Valia, 54 anni, compagna di lavoro di Svetlana, ci accoglie nella sua casa popolare ai limiti estremi della città. Nel tinello del piccolo appartamento dove vive con la figlia, fa bella mostra un souvenir di Venezia. «Ci sono andata nel 2012 in autobus quando ancora la grivna aveva un valore quadruplo a quello di oggi». Erano i tempi del governo Yanukovich, il presidente filo-russo poi rovesciato dalla Euromaidan. «Era un bandito anche lui – afferma Valia – però si stava molto meglio di adesso». Tra poco Valia andrà in pensione. «Mi daranno 40 euro al mese, mi sto già cercando qualcosa da fare» dice.

Di politica non vuole nemmeno sentire parlare. Ma della guerra in Donbass ha una sua idea: «Poroshenko e Putin si fanno la guerra per ingrassare i loro oligarchi e noi moriamo. Però questi secessionisti non mi piacciono. Se ne vogliono andare… forse noi ucraini abbiamo la peste?».

Se la politica in generale è screditata, i più screditati di tutti sono i vecchi partiti della sinistra e l’idea del socialismo. Secondo il sondaggio già citato tra gli intervistati che si considerano di sinistra solo 1,4% ha fiducia nel Partito Comunista (contro il 4,2% dell’intero campione) e il 7,1% dichiara di avere degli ideali socialisti (contro il 9,2% del totale degli intervistati).

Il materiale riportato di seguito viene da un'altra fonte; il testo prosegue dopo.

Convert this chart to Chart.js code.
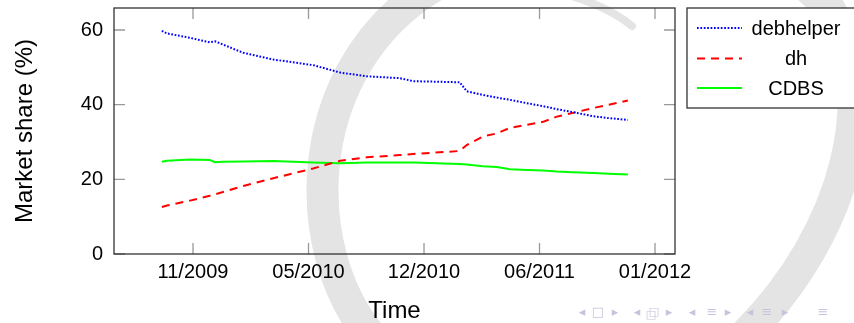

La figlia di Valia non ha ancora di 17 anni e sogna l’Europa, o meglio la Germania. Per ora fa la commessa in un negozio di scarpe e ogni tanto la chiamano come modella per la pubblicità di un’azienda di cosmetici. «Ce ne andremo via tutti da questo paese. Qui non resterà nessuno» afferma certa, mentre scende la sera su Kiev.